In FM2 do the same thing except for the Pitch axis. Leave the other two off. Finally in FM3 set it up for the YAW axis.

Once you havee th eGains set for all 3 Flight Modes, turn your TX and Receive on. DO NOT FLY yet or you will likely crash. Switch through each Flight Mode, and turn the gains down to 0% via your TX. Now take off in FM1 your Roll Gain mode. Get the plane up flying at 3/4 throttle and Increase the Roll Gain up until you see some oscillations. Once you see the oscillations, Roll Back the gain just until the oscillation stops.

Switch to FM2 your Pitch Mode and repeat the process. Then repeat for FM3 your Yaw Mode.

Land the plane, then before you turn the TX and TX off, switch through all 3 Flight Modes and record all 3 Axis gain percentages on paper.

Time to now hook up the RX to your Laptop or Cell Phone. Then on all 3 modes, set your gains to what you recorded for each Axis, and then set for Absolute because you no longer want to change them in flight. They will now be set to optimum and should need no further adjustment.

Now it is time for Heading Gains. Do it just like you did for Rate Gains. Set each FM for one axis to 100% with Relative turned ON. Before take off Roll each back to 0%. Get airborne like before and adjust each axis UP in percentage. If the gain is too low, the plane will not hold Attitude. If the Gain is too high, you will not be able to change Attitude or it will Wobble.. When finnished like before transfer all the Heading Gains to FM3.

Where you went wrong the first time is you set the Heading Gain to 100%. Don't do that or you will CRASH.

OK you should be tuned in now, and have a few oprions to set up your 3 Flight Modes. Her ei show I did mine.

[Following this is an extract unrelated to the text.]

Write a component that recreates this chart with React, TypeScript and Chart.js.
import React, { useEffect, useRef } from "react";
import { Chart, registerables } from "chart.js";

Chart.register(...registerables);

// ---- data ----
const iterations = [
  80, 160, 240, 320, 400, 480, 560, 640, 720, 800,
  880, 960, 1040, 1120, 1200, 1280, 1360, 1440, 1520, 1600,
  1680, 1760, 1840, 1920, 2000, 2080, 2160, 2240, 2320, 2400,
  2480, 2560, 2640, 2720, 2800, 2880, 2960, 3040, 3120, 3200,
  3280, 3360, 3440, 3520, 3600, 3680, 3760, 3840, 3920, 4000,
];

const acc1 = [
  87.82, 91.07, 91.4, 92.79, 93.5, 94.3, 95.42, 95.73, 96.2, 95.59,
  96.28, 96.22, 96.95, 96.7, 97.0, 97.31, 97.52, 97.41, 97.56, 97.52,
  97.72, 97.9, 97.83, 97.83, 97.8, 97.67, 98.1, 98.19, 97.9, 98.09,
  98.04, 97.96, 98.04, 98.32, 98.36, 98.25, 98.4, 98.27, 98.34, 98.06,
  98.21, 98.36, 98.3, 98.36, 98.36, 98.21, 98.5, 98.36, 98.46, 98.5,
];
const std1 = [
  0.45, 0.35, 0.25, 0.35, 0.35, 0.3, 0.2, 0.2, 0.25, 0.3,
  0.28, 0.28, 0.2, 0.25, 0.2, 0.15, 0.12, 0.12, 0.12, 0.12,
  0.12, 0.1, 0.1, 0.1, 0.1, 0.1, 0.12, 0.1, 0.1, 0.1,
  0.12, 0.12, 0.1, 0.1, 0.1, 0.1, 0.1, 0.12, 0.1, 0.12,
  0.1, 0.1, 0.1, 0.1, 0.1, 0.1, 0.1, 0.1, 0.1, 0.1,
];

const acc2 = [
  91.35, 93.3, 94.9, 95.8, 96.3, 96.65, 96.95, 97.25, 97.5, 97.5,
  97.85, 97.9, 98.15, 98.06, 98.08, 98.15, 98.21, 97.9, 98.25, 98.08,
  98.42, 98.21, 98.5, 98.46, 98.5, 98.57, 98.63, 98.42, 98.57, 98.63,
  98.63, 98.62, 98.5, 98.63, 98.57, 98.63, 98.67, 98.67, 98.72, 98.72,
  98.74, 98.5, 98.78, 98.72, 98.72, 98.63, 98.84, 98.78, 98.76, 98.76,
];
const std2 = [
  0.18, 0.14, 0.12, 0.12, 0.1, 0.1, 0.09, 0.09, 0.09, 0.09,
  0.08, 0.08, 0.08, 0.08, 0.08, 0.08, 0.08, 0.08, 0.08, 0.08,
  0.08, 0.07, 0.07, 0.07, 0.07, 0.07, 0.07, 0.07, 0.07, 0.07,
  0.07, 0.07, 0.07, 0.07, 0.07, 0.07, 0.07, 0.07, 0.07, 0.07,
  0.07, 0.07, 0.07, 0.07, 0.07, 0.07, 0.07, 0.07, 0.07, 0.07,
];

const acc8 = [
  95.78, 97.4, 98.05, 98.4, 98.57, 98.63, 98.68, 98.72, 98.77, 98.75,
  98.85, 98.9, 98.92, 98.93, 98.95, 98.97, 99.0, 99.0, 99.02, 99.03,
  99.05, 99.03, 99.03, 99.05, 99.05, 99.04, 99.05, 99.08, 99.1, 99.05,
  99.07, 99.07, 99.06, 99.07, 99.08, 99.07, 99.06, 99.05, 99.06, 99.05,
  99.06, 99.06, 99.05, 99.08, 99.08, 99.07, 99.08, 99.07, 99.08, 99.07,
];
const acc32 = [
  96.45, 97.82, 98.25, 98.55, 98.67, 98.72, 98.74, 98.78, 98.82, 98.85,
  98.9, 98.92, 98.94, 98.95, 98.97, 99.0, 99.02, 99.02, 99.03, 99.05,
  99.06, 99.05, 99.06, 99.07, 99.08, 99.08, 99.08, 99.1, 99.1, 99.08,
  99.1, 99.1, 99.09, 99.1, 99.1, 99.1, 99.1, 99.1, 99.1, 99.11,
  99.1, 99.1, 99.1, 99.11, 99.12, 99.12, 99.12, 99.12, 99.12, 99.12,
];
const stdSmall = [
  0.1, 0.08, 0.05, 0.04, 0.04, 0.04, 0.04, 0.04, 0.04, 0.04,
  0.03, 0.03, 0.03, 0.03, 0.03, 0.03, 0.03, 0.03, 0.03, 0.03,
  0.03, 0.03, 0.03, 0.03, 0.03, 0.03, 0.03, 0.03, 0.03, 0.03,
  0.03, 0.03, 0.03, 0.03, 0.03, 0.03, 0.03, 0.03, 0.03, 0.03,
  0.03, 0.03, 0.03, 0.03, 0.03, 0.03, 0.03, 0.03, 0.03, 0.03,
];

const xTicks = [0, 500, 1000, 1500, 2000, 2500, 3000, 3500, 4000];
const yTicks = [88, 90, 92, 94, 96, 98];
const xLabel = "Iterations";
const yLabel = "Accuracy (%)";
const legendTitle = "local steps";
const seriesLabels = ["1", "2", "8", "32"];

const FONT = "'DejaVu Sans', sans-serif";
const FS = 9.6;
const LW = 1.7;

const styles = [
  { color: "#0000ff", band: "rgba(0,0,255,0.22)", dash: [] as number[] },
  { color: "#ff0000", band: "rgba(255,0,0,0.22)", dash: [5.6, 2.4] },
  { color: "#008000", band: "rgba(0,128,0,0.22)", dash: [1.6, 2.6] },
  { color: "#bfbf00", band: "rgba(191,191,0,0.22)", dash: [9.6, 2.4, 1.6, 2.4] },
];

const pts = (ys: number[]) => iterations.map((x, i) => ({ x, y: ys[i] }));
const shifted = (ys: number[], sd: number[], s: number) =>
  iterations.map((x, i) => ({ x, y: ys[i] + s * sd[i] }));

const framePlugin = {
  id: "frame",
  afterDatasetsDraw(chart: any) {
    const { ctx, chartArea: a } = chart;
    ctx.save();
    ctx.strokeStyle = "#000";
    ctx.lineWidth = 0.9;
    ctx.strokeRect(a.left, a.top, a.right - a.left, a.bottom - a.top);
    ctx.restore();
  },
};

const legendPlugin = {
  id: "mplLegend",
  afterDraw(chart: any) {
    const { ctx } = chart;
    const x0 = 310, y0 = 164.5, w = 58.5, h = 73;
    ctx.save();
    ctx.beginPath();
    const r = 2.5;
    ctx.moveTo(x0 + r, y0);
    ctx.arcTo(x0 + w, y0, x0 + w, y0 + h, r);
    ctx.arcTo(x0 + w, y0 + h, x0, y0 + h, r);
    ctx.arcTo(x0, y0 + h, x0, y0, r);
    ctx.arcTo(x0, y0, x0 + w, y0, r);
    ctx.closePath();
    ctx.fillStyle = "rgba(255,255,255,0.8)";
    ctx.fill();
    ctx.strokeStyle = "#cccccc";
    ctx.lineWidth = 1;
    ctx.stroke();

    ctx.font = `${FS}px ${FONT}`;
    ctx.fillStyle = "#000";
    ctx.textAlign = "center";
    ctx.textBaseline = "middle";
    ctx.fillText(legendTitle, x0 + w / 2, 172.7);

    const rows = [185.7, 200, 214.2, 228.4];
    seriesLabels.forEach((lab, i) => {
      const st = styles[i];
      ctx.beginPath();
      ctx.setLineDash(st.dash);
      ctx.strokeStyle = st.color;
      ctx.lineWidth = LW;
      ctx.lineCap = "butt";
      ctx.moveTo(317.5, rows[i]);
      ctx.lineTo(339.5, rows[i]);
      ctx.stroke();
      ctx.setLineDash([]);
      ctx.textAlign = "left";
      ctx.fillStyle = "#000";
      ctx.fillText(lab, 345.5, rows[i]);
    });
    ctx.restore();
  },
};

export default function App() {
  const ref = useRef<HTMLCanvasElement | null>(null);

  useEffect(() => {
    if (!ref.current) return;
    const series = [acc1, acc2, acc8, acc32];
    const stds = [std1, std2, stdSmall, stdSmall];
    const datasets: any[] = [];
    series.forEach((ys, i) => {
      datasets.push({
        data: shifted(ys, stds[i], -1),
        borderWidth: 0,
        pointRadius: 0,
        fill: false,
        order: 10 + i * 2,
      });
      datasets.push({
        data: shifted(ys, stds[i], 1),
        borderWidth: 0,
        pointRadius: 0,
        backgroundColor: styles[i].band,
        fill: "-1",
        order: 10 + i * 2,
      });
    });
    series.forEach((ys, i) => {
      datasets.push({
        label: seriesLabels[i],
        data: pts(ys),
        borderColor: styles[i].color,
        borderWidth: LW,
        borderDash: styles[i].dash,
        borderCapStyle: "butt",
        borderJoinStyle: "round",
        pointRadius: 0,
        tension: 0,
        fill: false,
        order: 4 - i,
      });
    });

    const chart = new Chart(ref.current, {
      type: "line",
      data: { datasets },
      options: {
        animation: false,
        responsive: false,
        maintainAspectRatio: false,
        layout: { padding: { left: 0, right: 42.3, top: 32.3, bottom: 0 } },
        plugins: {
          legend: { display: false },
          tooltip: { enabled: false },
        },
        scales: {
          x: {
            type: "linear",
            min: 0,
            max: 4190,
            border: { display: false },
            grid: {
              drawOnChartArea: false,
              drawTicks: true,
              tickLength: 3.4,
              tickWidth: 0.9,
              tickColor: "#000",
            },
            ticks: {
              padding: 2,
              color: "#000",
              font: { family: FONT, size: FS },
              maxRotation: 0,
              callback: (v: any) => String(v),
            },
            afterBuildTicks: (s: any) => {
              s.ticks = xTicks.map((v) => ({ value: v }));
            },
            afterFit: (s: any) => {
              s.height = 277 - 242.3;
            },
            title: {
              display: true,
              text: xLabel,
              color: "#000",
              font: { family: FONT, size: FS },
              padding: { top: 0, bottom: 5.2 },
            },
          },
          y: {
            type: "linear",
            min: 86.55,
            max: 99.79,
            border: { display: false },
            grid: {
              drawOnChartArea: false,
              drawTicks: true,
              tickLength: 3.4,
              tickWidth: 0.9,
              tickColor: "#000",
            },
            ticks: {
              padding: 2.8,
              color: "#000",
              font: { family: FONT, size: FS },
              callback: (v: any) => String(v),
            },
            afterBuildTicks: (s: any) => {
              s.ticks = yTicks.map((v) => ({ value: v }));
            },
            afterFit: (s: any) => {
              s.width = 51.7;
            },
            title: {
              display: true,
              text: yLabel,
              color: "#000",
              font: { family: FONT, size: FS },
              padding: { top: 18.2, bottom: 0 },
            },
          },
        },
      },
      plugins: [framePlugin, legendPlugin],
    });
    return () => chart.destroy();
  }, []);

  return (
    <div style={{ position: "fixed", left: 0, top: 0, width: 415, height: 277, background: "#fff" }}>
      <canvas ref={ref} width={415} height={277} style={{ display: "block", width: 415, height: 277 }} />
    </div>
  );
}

FM1 is Plain Jane or my Safe Flight Mode with no Gyros. AS3X is turned off. I set Throws to 30% to limit surface travel to about 15 degrees deflection either way. Expos are set to my preference of about 30% on each.

FM2 is what I call Sport Mode. I only use Rate Gain of about 20% Absolute on each axis. That allows me to fly Full Throttle with no osculations and turns off the wind. Throws are at 50% which gives me about 30 degrees deflection on control surfaces. Expo is up around 40%.

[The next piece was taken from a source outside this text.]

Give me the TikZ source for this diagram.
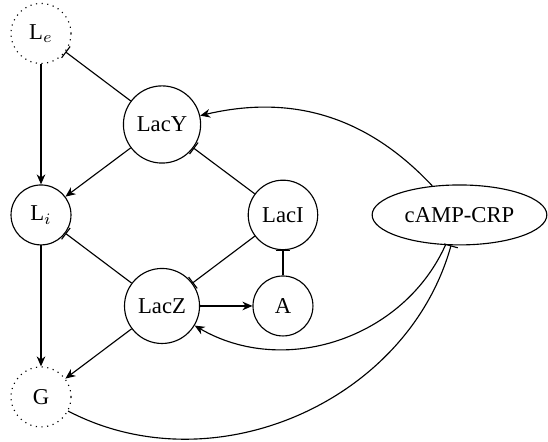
\documentclass[tikz,border=0pt]{standalone}
\usepackage{fontspec}
\setmainfont{Liberation Serif}
\usetikzlibrary{arrows.meta}
\usetikzlibrary{shapes.geometric}

\begin{document}
\begin{tikzpicture}[line width=0.5pt,
    species/.style={draw, circle, inner sep=4.2pt, minimum size=0.93cm},
    pool/.style={species, dotted},
    act/.style={-{Stealth[length=4.4pt, width=3.8pt, inset=1.4pt]}},
    inh/.style={-{Bar[width=2.2mm]}}]
    \newcommand\colL{0.636}
    \newcommand\colM{2.513}
    \newcommand\colR{4.389}
    \newcommand\colC{7.127}
    \newcommand\rowTop{6.336}
    \newcommand\rowUp{4.924}
    \newcommand\rowMid{3.521}
    \newcommand\rowLow{2.109}
    \newcommand\rowBot{0.698}

    \useasboundingbox (0, 0) rectangle (8.5, 6.855);

    \node[pool] (le) at (\colL, \rowTop) {L$_e$};
    \node[species] (lacy) at (\colM, \rowUp) {LacY};
    \node[species] (li) at (\colL, \rowMid) {L$_i$};
    \node[species] (laci) at (\colR, \rowMid) {LacI};
    \node[draw, ellipse, inner sep=0pt, minimum width=2.71cm, minimum height=0.93cm]
        (camp) at (\colC, \rowMid) {cAMP-CRP};
    \node[species] (lacz) at (\colM, \rowLow) {LacZ};
    \node[species] (a) at (\colR, \rowLow) {A};
    \node[pool] (g) at (\colL, \rowBot) {G};

    \draw[act] (le) -- (li);
    \draw[act] (li) -- (g);
    \draw[act] (lacy) -- (li);
    \draw[act] (lacz) -- (g);
    \draw[act] (lacz) -- (a);

    \draw[inh] (lacy) -- (le);
    \draw[inh] (laci) -- (lacy);
    \draw[inh] (lacz) -- (li);
    \draw[inh] (laci) -- (lacz);
    \draw[inh] (a) -- (laci);

    \draw[act] (camp) to[bend right=30] (lacy);
    \draw[act] (camp) to[bend left=48] (lacz);
    \draw[inh] (g) to[bend right=51] (camp);
\end{tikzpicture}
\end{document}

FM3 is 3D mode. Setting are just where I left them. My Gains are

Roll 55% Rate, 62% Heading, Absolute on both
Pitch 60% Rate, 65% Heading, Absolute on both
Yaw 50% Rate, 70% Heading, Absolute on both.

Take off in FM3 is Thumbs off because it is a Tail Dragger just apply full power. Harriers, Hovering, and Knife Edges are Thumbs Off, just adjust throttle to control vertical speed (altitude).

Only thing I changed was Yaw Heading Gain. I ended up setting it to 80% Relative so I can adjust in flight doing knife edges. When I want High Attack Angle requires a higher Heading Gain to hold with Thumbs off..

Landing is super simple in 3D Mode. Just set the plain in a High Attack Angle Harrier of about 50 to 60 degrees and use the throttle to control descent. You can literally land at 0 Ground Speed setting the tail down gently with the Throttle. You control Ground Speed with the Attack Angle to compensate for the wind. Lower Attack Angle for higher air and/or ground speed, and vice versa for lower air/ground speed.